Kavango Zambezi promises to be southern Africa’s premier tourist destination with the largest contiguous population of the African elephant (approximately 250 000) on the continent. Conservation and tourism will be the vehicle for socio-economic development in the region.

There are certainly areas within the KAZA TFCA that could accommodate more elephants but although it encompasses 36 National Parks across 5 countries these parks are separated by large areas of human settlement that prevent any significant animal movement between them.

Doing nothing is not an option

One thing seems certain – if we do nothing, the elephants will eat Hwange out of existence.
Once they have devoured the food supply to a point where it is unable to regenerate during the wet season they will either die or move elsewhere. If we let that happen Hwange will be finished as a viable National Park.
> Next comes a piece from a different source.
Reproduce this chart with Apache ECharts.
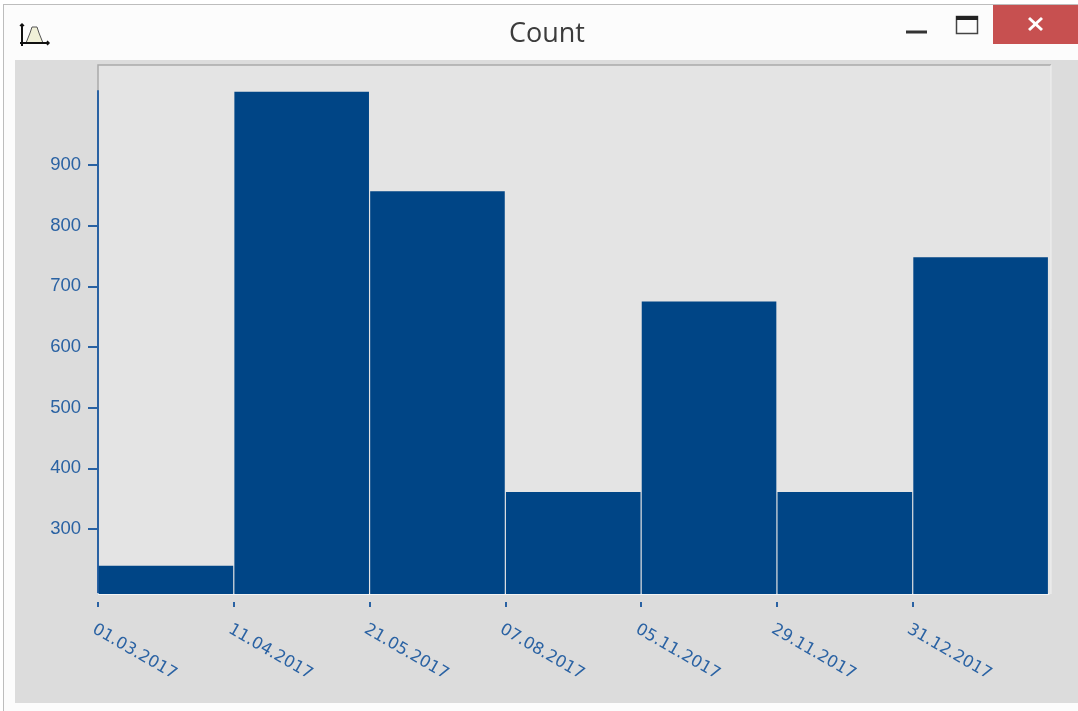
<!DOCTYPE html>
<html><head><meta charset="utf-8">
<style>html,body{margin:0;padding:0;background:#fff}#c{width:1078px;height:711px}</style>
<script src="https://cdn.jsdelivr.net/npm/echarts@6/dist/echarts.min.js"></script>
</head><body><div id="c"></div>
<script>
const categories = ['01.03.2017','11.04.2017','21.05.2017','07.08.2017','05.11.2017','29.11.2017','31.12.2017'];
const counts = [239, 1021, 857, 361, 675, 361, 748];
const yTicks = [300, 400, 500, 600, 700, 800, 900];
const titleText = 'Count';
const blue = '#004586', ink = '#2a62a3';
const xPositions = categories.map((_, i) => i);
const chart = echarts.init(document.getElementById('c'), null, {renderer:'canvas'});
const Z = -50;
const rect = (x,y,w,h,fill,z) => ({type:'rect',silent:true,z:Z+z,shape:{x,y,width:w,height:h},style:{fill}});
const line = (pts,stroke,lw,z) => ({type:'polyline',silent:true,z:Z+z,shape:{points:pts},style:{stroke,fill:null,lineWidth:lw}});
chart.setOption({
  animation:false,
  backgroundColor:'#ffffff',
  title:{text:titleText,left:542,top:16,textAlign:'center',textStyle:{color:'#3c3c3c',fontFamily:'Open Sans',fontSize:27,fontWeight:'normal'}},
  graphic:{elements:[
      rect(3,4,1075,707,'#bdbdbd',0),
      rect(4,5,1074,706,'#fcfcfc',1),
      rect(15,60,1063,643,'#dcdcdc',2),
      rect(98,65,953,529,'#e4e4e4',3),
      line([[98,594],[98,65],[1051,65]],'#a9a9a9',1.5,4),
      line([[1051,65],[1051,594]],'#f0f0f0',1,4),
      rect(993,5,85,39,'#c75050',5),
      line([[1029,18],[1042,30]],'#ffffff',3,6),
      line([[1042,18],[1029,30]],'#ffffff',3,6),
      line([[906,32],[927,32]],'#333333',3,6),
      {type:'rect',silent:true,z:Z+6,shape:{x:956.5,y:16.5,width:21,height:17},style:{fill:'none',stroke:'#444444',lineWidth:1.5}},
      rect(956,16,22,4,'#222222',6),
      {type:'polygon',silent:true,z:Z+6,shape:{points:[[26,43],[30,33],[32,27],[37,27],[39,33],[43,43]]},style:{fill:'#f0f0d8',stroke:'#555555',lineWidth:1}},
      line([[22,24],[22,46]],'#111111',2,7),
      line([[20,43],[49,43]],'#111111',2,7),
      line([[20,26],[22,24],[24,26]],'#111111',1.5,7),
      line([[47,41],[49,43],[47,45]],'#111111',1.5,7)
  ]},
  grid:{left:98,top:91,width:950.5,height:503,containLabel:false},
  xAxis:[
    {type:'category',data:categories,position:'bottom',
     axisLine:{show:true,lineStyle:{color:'#f4f4f4',width:2}},axisTick:{show:false},axisLabel:{show:false},splitLine:{show:false}},
    {type:'value',min:0,max:7,position:'bottom',offset:8,
     axisLine:{show:false},
     axisTick:{show:true,length:5,customValues:xPositions,lineStyle:{color:ink,width:2}},
     axisLabel:{show:true,rotate:-30,margin:19,verticalAlign:'top',customValues:xPositions,color:ink,fontFamily:'DejaVu Sans',fontSize:16.5,
       formatter:v=>categories[v]},
     splitLine:{show:false}}
  ],
  yAxis:{type:'value',min:192.6,max:1022.3,
    axisLine:{show:true,lineStyle:{color:ink,width:2}},
    axisTick:{show:true,length:10,customValues:yTicks,lineStyle:{color:ink,width:2}},
    axisLabel:{show:true,margin:17,customValues:yTicks,color:ink,fontFamily:'Liberation Sans',fontSize:18.5},
    splitLine:{show:false}},
  series:[{type:'bar',xAxisIndex:0,data:counts,barWidth:134.6,itemStyle:{color:blue},z:2}]
});
</script></body></html>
The question for the cash strapped ZPWMA is whether to take action now and risk alienating tourists to save their resource or do nothing and watch their National Park decline until tourists no longer find it attractive; at which point it will cease to be a source of revenue.

The problem is exacerbated by the fact that many businesses and communities are dependent on Hwange’s continued existence for their livelihoods – not because of handouts but as a source of employment and education. Many of the communities around Hwange NP are models of how communities can become involved in and benefit from their country’s wildlife and tourism.

If the tourists stop coming then the lodges and safari operators will go out of business and then all the local communities that rely on their support will suffer too.

And that will create yet another problem for Zimbabwe’s already beleaguered government.

What do you think should/can be done to ensure that we preserve Ted Davison’s legacy and ensure this iconic African park is still there for future generations to enjoy?